SOme days it seems as if all of Northwestern Ontario is under attack (and I don't mean by blackflies). Last week it was announced that Abitibi is shutting down its mill in Kenora. Just the latest development in a spring/summert season of dire warnings about the cost of doing business in Ontario and how precarious the forest sector is.
ANd yet I wonder. Is it a real answer to give pulp/paper and saw mills cut rate electricity? According to the companies and to the local MPP it is. BUt what cost does that come with? THe logic is that the Ontario government has made sweetheart arrangements with other industries (particularly the auto sector) so forestry should get the same treatment. But whenever I hear this I feel like screaming "CHEAP POWER SOLVES NOTHING!". Cheap power means more is paid through tax dollars rather than by the user. So called "cheap power" (one argument is that local mills should pay what the actual cost of generating power locally is, rather than the market price which is up 400% more) is priced in ways that don't account for the true cost of those power plants.
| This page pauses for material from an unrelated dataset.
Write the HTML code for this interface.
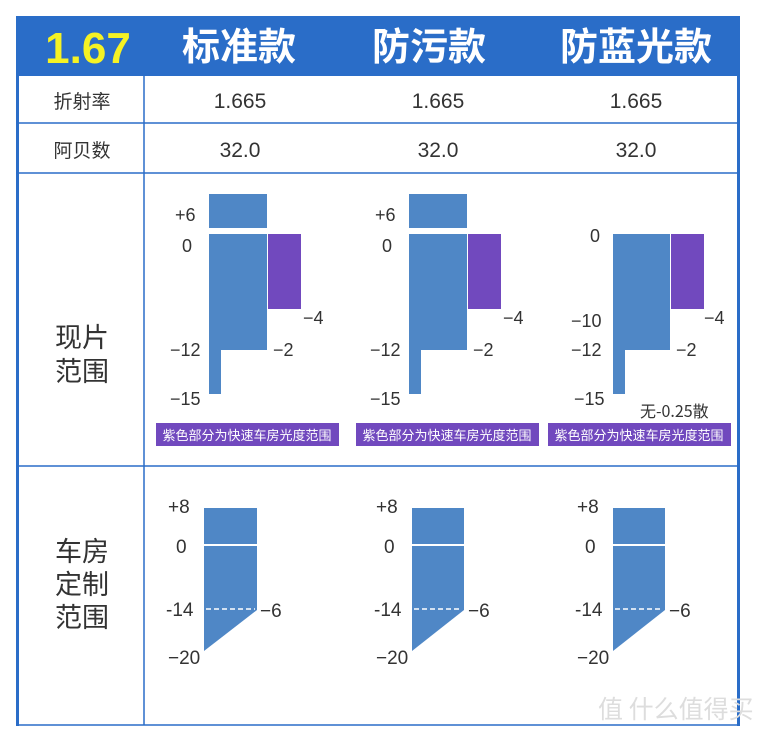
<!DOCTYPE html>
<html><head><meta charset="utf-8"><style>
body{margin:0;background:#fff;}
svg{display:block;}
text{font-family:"Liberation Sans","Noto Sans CJK SC",sans-serif;}
.c{font-family:"Noto Sans CJK SC","Liberation Sans",sans-serif;}
</style></head><body>
<svg width="765" height="735" viewBox="0 0 765 735">
<rect width="765" height="735" fill="#fff"/>
<rect x="16" y="16" width="724" height="60" fill="#2a6dc8"/>
<text x="88" y="63" font-size="44" font-weight="bold" fill="#f5f224" text-anchor="middle">1.67</text>
<g font-size="38" font-weight="bold" fill="#fff" text-anchor="middle">
<text class="c" x="239" y="60">标准款</text>
<text class="c" x="429" y="60">防污款</text>
<text class="c" x="636" y="60">防蓝光款</text>
</g>
<rect x="16" y="76" width="3" height="650" fill="#2a6dc8"/>
<rect x="737" y="76" width="3" height="650" fill="#2a6dc8"/>
<g stroke="#2a6dc8" stroke-width="1.5">
<line x1="144" y1="76" x2="144" y2="725"/>
<line x1="16" y1="123" x2="740" y2="123"/>
<line x1="16" y1="173" x2="740" y2="173"/>
<line x1="16" y1="466" x2="740" y2="466"/>
<line x1="16" y1="725" x2="740" y2="725"/>
</g>
<g font-size="19" fill="#333" text-anchor="middle">
<text class="c" x="82" y="108">折射率</text>
<text class="c" x="82" y="157">阿贝数</text>
<text x="240" y="108" font-size="21">1.665</text>
<text x="438" y="108" font-size="21">1.665</text>
<text x="636" y="108" font-size="21">1.665</text>
<text x="240" y="157" font-size="21">32.0</text>
<text x="438" y="157" font-size="21">32.0</text>
<text x="636" y="157" font-size="21">32.0</text>
</g>
<g font-size="27" fill="#333" text-anchor="middle">
<text class="c" x="82" y="347">现片</text>
<text class="c" x="82" y="381">范围</text>
<text class="c" x="82" y="561">车房</text>
<text class="c" x="82" y="594">定制</text>
<text class="c" x="82" y="627">范围</text>
</g>
<g fill="#4f87c6">
<rect x="209" y="194" width="58" height="34"/>
<rect x="209" y="234" width="58" height="116"/>
<rect x="209" y="350" width="12" height="44"/>
<rect x="409" y="194" width="58" height="34"/>
<rect x="409" y="234" width="58" height="116"/>
<rect x="409" y="350" width="12" height="44"/>
<rect x="613" y="234" width="57" height="116"/>
<rect x="613" y="350" width="12" height="44"/>
</g>
<g fill="#7149be">
<rect x="268" y="234" width="33" height="75"/>
<rect x="468" y="234" width="33" height="75"/>
<rect x="671" y="234" width="33" height="75"/>
<rect x="156" y="423" width="183" height="23"/>
<rect x="356" y="423" width="183" height="23"/>
<rect x="548" y="423" width="183" height="23"/>
</g>
<g font-size="13" fill="#fff" text-anchor="middle">
<text class="c" x="247" y="440">紫色部分为快速车房光度范围</text>
<text class="c" x="447" y="440">紫色部分为快速车房光度范围</text>
<text class="c" x="639" y="440">紫色部分为快速车房光度范围</text>
</g>
<g font-size="18" fill="#333">
<text x="175" y="221">+6</text><text x="182" y="252">0</text>
<text x="303" y="324">−4</text><text x="170" y="356">−12</text>
<text x="273" y="356">−2</text><text x="170" y="405">−15</text>
<text x="375" y="221">+6</text><text x="382" y="252">0</text>
<text x="503" y="324">−4</text><text x="370" y="356">−12</text>
<text x="473" y="356">−2</text><text x="370" y="405">−15</text>
<text x="590" y="242">0</text><text x="704" y="324">−4</text>
<text x="571" y="327">−10</text><text x="571" y="356">−12</text>
<text x="676" y="356">−2</text><text x="574" y="405">−15</text>
<text class="c" x="640" y="417" font-size="16">无-0.25散</text>
</g>
<g fill="#4f87c6">
<polygon points="204,508 257,508 257,610 204,651"/>
<polygon points="412,508 464,508 464,610 412,651"/>
<polygon points="613,508 665,508 665,610 613,651"/>
</g>
<g stroke="#fff" stroke-width="2">
<line x1="204" y1="545" x2="257" y2="545"/>
<line x1="412" y1="545" x2="464" y2="545"/>
<line x1="613" y1="545" x2="665" y2="545"/>
</g>
<g stroke="#fff" stroke-width="1.5" stroke-dasharray="5,3">
<line x1="206" y1="609" x2="255" y2="609"/>
<line x1="414" y1="609" x2="462" y2="609"/>
<line x1="615" y1="609" x2="663" y2="609"/>
</g>
<g font-size="19" fill="#333">
<text x="168" y="513">+8</text><text x="176" y="553">0</text>
<text x="166" y="616">-14</text><text x="260" y="617">−6</text><text x="168" y="664">−20</text>
<text x="376" y="513">+8</text><text x="384" y="553">0</text>
<text x="374" y="616">-14</text><text x="468" y="617">−6</text><text x="376" y="664">−20</text>
<text x="577" y="513">+8</text><text x="585" y="553">0</text>
<text x="575" y="616">-14</text><text x="669" y="617">−6</text><text x="577" y="664">−20</text>
</g>
<text class="c" x="598" y="718" font-size="25" fill="#ddd">值 什么值得买</text>
</svg>
</body></html>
HOw do you assess a charge for flooded out areas, or smokestack emissions, or changed water temperatures, or variable water flows with all the attendant environmental cost? CHeap power will only be a stopgap solution.
The more I think about it I wonder if we are on the threshold of a paradigmatic shift in economic reality. ARe we about to experience a change in the backbone of economic life in the Northwest? Are we on the verge of changing how we define profitable industries? Most importantly, will this change bring about a new ethic when it comes to assessing the full cost of doing business? If we are about to see these sorts of changes then we are in for a whole lot of hurt. In the short and long term jobs will be lost, with no guarantee of new ones to follow. People will be pushed to re-evaluate what things are "essential" to have and what are luxuries, pushed by financial/economic forces rather than by social ones.
I fully believe that we may be edging toward changes at this level. I fully believe we have to consider that reality as we listen to the demands for bailout packages. Maybe the solution to the siege mentality is to open a gate and see what is really out there.